**Goal**
Repeat the span of the entries below that starts at the line with "Emit a Python" and ends at the line with "group_start = 49 / (644 / 3)", nothing more. Skip the pictures.

**Data to use**
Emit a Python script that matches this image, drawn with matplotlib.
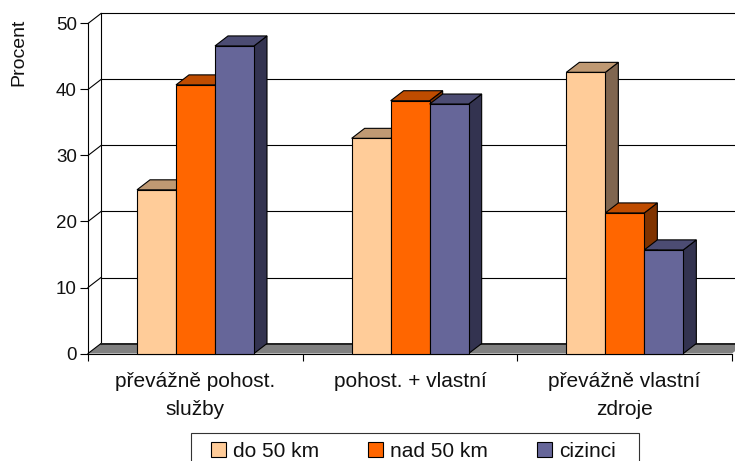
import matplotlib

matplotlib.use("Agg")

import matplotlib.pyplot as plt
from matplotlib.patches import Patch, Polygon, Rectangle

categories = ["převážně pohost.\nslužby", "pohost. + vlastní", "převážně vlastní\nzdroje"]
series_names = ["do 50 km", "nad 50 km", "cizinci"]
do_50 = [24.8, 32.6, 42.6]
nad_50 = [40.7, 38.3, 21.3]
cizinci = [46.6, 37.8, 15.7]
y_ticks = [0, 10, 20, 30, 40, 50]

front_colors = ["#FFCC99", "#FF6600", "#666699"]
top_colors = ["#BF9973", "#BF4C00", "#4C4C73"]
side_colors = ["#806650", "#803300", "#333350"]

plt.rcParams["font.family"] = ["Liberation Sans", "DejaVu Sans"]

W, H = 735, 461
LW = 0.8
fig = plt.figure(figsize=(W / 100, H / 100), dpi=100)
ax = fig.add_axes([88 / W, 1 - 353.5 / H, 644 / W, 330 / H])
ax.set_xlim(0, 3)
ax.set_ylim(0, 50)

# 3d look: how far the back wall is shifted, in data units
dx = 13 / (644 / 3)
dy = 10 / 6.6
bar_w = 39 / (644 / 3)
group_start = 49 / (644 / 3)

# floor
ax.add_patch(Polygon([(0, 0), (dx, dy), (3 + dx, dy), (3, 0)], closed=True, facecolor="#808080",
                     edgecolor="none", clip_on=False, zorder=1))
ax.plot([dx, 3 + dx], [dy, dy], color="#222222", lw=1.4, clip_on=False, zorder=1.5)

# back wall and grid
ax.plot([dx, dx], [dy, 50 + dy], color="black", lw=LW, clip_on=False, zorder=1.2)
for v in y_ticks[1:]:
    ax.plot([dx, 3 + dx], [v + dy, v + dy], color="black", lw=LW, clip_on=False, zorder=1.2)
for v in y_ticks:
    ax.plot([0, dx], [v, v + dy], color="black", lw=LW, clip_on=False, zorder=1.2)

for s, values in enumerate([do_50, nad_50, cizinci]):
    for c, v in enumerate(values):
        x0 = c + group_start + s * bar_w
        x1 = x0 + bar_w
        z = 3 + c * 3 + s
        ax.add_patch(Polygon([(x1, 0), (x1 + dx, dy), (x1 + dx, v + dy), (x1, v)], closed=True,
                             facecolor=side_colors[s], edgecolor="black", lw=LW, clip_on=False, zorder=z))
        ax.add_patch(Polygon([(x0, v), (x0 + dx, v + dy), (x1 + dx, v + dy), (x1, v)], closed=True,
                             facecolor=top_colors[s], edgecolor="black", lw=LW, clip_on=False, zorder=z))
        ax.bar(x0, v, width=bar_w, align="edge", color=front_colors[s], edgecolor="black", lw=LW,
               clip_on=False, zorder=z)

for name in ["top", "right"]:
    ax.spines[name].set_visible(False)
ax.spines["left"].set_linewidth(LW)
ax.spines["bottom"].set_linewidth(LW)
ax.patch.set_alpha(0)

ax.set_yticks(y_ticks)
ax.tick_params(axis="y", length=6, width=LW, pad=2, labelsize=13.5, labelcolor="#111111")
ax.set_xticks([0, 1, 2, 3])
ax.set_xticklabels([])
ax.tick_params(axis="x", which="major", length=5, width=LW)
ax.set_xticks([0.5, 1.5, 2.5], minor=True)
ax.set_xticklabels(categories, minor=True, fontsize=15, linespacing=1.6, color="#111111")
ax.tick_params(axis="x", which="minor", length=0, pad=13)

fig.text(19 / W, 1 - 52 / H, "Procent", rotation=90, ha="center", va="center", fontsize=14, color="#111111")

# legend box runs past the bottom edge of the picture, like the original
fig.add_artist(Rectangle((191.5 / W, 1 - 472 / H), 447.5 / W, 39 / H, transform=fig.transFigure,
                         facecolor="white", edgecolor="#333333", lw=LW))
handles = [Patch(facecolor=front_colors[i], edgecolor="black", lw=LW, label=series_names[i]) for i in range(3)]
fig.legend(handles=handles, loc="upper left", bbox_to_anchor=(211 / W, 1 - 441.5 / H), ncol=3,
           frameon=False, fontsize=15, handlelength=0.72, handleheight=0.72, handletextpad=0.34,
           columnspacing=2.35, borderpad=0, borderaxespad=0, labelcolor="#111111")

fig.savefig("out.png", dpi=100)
* * *
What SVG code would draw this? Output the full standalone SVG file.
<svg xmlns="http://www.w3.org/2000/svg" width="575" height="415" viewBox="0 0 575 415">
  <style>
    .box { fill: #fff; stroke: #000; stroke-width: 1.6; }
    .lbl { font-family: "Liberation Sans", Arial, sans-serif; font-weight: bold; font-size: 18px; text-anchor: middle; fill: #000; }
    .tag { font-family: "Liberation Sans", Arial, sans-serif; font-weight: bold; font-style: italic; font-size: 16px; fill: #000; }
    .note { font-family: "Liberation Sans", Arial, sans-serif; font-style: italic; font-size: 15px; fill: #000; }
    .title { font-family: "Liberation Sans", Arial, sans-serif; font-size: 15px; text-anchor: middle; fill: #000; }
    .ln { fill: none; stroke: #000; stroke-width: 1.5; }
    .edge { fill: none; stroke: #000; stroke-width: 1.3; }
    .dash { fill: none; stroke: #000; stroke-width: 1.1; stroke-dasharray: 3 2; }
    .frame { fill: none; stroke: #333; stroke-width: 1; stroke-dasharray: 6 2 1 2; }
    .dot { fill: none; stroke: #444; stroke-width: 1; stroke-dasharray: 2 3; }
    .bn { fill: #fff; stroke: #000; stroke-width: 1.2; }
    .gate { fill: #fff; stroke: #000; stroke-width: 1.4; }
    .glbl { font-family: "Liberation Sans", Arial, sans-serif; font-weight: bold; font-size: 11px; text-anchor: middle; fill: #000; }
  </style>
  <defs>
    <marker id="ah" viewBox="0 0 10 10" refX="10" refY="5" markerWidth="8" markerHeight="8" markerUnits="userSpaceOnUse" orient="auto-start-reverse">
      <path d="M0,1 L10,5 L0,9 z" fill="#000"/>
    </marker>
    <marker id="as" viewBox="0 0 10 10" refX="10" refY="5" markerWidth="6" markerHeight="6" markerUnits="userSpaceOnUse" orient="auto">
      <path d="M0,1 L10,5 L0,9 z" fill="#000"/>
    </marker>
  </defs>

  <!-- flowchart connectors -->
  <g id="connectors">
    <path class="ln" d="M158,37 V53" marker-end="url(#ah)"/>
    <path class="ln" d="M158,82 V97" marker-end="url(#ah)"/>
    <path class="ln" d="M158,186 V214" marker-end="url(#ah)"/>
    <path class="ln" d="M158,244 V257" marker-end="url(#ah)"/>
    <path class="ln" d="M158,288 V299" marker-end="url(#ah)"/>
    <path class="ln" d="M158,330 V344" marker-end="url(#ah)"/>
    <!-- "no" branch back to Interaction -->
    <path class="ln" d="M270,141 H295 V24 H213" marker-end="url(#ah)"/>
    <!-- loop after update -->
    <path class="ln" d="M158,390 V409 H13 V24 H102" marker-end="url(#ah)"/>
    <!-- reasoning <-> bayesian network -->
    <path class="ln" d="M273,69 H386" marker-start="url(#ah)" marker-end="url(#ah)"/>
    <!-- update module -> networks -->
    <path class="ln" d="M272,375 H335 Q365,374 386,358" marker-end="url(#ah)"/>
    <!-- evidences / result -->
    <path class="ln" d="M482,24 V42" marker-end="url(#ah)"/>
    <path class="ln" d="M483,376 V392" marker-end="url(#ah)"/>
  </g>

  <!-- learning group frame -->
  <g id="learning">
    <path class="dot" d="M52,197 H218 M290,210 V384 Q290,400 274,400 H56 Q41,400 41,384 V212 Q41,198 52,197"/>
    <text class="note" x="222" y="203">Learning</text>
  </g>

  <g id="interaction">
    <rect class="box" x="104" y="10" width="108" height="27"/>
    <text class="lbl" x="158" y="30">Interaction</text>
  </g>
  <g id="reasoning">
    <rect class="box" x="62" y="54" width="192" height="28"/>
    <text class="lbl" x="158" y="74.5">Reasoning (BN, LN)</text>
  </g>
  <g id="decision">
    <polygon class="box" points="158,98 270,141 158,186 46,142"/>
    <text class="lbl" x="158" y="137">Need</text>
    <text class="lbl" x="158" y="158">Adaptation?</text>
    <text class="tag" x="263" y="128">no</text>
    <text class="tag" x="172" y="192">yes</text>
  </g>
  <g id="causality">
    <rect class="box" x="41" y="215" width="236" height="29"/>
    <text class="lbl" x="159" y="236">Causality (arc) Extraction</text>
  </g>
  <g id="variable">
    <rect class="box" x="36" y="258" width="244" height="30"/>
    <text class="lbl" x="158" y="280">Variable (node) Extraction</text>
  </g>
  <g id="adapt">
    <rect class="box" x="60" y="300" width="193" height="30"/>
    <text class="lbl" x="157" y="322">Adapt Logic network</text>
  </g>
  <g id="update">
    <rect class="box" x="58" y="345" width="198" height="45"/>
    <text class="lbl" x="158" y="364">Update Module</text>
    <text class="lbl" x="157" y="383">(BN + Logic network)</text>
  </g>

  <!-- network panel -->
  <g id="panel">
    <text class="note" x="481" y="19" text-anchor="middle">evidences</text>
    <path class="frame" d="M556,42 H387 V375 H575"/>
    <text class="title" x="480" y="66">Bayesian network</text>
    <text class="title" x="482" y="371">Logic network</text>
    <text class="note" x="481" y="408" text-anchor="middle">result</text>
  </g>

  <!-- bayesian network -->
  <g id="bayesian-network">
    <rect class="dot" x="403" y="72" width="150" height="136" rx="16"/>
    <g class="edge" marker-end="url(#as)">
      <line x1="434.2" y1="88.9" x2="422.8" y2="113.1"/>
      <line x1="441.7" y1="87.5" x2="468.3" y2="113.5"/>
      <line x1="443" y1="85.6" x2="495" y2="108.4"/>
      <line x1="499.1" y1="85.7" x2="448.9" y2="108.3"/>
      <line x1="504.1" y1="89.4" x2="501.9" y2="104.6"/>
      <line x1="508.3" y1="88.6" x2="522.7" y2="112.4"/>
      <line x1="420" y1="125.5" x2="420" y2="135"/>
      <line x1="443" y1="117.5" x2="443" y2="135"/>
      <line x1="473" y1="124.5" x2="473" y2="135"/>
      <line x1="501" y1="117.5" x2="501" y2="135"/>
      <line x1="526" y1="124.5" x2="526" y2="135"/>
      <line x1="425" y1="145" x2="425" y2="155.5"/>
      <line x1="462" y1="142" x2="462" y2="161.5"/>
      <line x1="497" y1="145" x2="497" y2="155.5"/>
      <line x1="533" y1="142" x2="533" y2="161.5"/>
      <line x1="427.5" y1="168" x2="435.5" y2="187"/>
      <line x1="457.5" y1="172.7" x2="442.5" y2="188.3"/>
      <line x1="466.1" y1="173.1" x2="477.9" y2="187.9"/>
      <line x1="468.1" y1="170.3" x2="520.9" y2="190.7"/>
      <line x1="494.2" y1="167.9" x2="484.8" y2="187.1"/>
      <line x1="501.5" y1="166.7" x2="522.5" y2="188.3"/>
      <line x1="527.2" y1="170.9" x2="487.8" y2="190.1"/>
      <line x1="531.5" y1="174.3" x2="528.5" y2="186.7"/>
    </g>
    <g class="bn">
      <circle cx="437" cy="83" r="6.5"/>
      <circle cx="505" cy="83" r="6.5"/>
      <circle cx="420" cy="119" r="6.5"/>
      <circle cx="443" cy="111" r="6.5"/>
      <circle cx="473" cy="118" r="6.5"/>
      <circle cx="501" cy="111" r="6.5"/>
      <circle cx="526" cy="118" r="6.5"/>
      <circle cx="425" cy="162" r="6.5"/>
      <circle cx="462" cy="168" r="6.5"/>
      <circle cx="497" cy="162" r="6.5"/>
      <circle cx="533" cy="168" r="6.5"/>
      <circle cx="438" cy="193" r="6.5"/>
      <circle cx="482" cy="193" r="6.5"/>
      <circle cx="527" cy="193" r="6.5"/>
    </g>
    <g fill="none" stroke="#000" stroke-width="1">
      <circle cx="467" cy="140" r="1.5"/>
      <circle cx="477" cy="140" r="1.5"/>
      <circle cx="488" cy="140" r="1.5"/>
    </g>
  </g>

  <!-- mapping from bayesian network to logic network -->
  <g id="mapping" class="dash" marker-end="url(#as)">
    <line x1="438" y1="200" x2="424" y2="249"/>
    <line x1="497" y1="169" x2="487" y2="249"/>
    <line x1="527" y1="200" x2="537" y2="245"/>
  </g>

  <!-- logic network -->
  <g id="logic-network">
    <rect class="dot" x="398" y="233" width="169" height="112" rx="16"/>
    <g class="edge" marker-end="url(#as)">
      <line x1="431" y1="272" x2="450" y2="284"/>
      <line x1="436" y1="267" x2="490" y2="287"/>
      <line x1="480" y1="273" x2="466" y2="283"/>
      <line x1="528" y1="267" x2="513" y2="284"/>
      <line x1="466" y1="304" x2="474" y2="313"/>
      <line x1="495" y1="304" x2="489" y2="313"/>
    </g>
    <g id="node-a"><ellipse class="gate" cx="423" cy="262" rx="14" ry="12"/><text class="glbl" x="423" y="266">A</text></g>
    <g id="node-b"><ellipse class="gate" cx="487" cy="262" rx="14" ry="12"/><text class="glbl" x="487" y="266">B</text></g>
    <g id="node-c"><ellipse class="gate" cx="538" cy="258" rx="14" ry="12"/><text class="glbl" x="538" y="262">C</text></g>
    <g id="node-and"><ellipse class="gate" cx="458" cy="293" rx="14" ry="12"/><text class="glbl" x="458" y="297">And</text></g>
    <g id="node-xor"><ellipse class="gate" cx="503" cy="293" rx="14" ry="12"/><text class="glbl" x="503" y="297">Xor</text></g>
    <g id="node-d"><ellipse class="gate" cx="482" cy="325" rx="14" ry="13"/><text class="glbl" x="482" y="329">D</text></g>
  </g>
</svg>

**Full answer**
Emit a Python script that matches this image, drawn with matplotlib.
import matplotlib

matplotlib.use("Agg")

import matplotlib.pyplot as plt
from matplotlib.patches import Patch, Polygon, Rectangle

categories = ["převážně pohost.\nslužby", "pohost. + vlastní", "převážně vlastní\nzdroje"]
series_names = ["do 50 km", "nad 50 km", "cizinci"]
do_50 = [24.8, 32.6, 42.6]
nad_50 = [40.7, 38.3, 21.3]
cizinci = [46.6, 37.8, 15.7]
y_ticks = [0, 10, 20, 30, 40, 50]

front_colors = ["#FFCC99", "#FF6600", "#666699"]
top_colors = ["#BF9973", "#BF4C00", "#4C4C73"]
side_colors = ["#806650", "#803300", "#333350"]

plt.rcParams["font.family"] = ["Liberation Sans", "DejaVu Sans"]

W, H = 735, 461
LW = 0.8
fig = plt.figure(figsize=(W / 100, H / 100), dpi=100)
ax = fig.add_axes([88 / W, 1 - 353.5 / H, 644 / W, 330 / H])
ax.set_xlim(0, 3)
ax.set_ylim(0, 50)

# 3d look: how far the back wall is shifted, in data units
dx = 13 / (644 / 3)
dy = 10 / 6.6
bar_w = 39 / (644 / 3)
group_start = 49 / (644 / 3)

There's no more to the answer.